Normalization is the process of successively reducing relations with anomalies to produce smaller, well-structured relations between the data in the tables. It uses the logical data modeling technique for tables to organize the data in the database to avoid data redundancy, insertion anomaly, update anomaly & deletion anomaly. It makes no assumptions about how data will be used in displays, queries, or reports. Furthermore, it places no constraints on how data can or should be physically stored or, therefore, on processing performance.

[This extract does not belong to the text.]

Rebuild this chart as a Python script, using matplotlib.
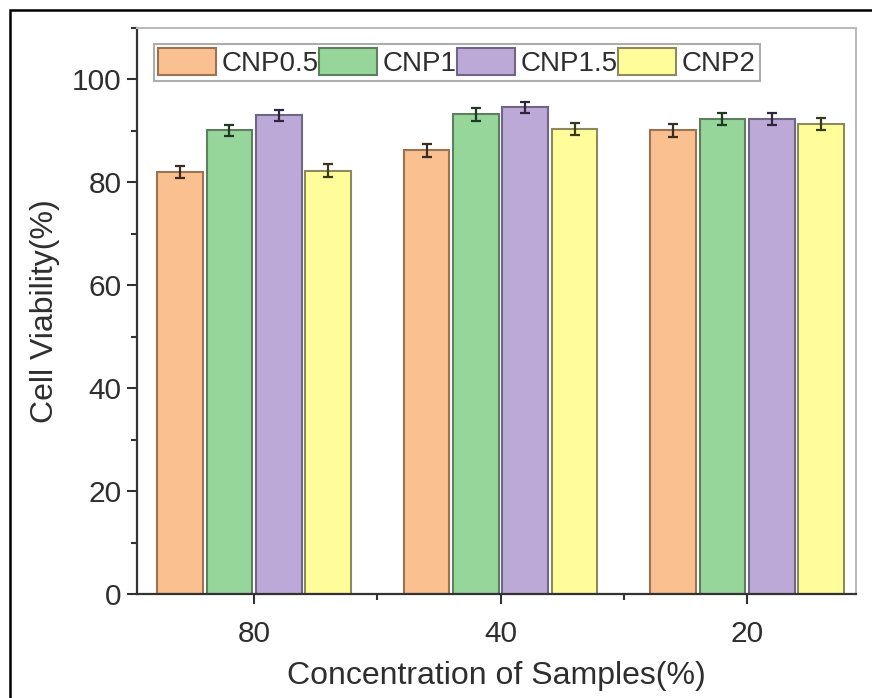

Types of Database normalization
There are 9 normalizations that can be used inside the database. The most commonly used normal forms among these are given below.
- First normal form (1NF)
- Second normal form (2NF)
- Third normal form (3NF)
- Boyce & Codd normal form (BCNF)
These are shown in the table below:
Normalization Level | Description |
---|---|
First normal form | This table represents a relation/entities with no repeating groups of attributes |
Second normal form | Non-prime attributes are not functionally dependent on a subset of any candidate key |
Third normal form | In a table, every non-prime attribute is non-transitively dependent on every candidate’s key |
Elementary key normal form | Super key dependency or elementary key dependency affects the functional dependency in a table |
Boyce codd normal form | Every non-trivial functional dependency in the table is dependent on a Super key |
Fourth normal form | Every non-trivial multivalued dependency in the table is dependent on a Super key |
Fifth normal form (5NF) | Every non-trivial join dependency in the table is implied by the Super key of the table |
Domain/key normal form (DKNF) | Every constraint on the table is a logical consequence of the table’s domain constraints and key constraints |
Sixth normal form (6NF) | The table features no non-trivial join dependencies at all |
Advantage of Normalization
- The size of the database is decreased as duplicate data is eliminated by normalization.
- Performance is improved because of the fine-tuned tables with small size.
- The decrease in column size will lead to fewer indexes in a table, which makes it easier for maintenance tasks such as index rebuilding.
- Joins are needed when data is needed across the tables
Disadvantage of Normalization
- As data is spread out throughout the database, there are more tables to join
- As tables do not contain duplicate data, joins are required to get the data across the tables. This increases the complexity of the Structured Query Language(SQL) queries, making them slower to read from the database.
References
Jeffrey A. Hoffer, Ramesh Venkataraman, and Heikki Topi. 2010. Modern Database Management (10th ed.). Prentice-Hall Press, Upper Saddle River, NJ, USA.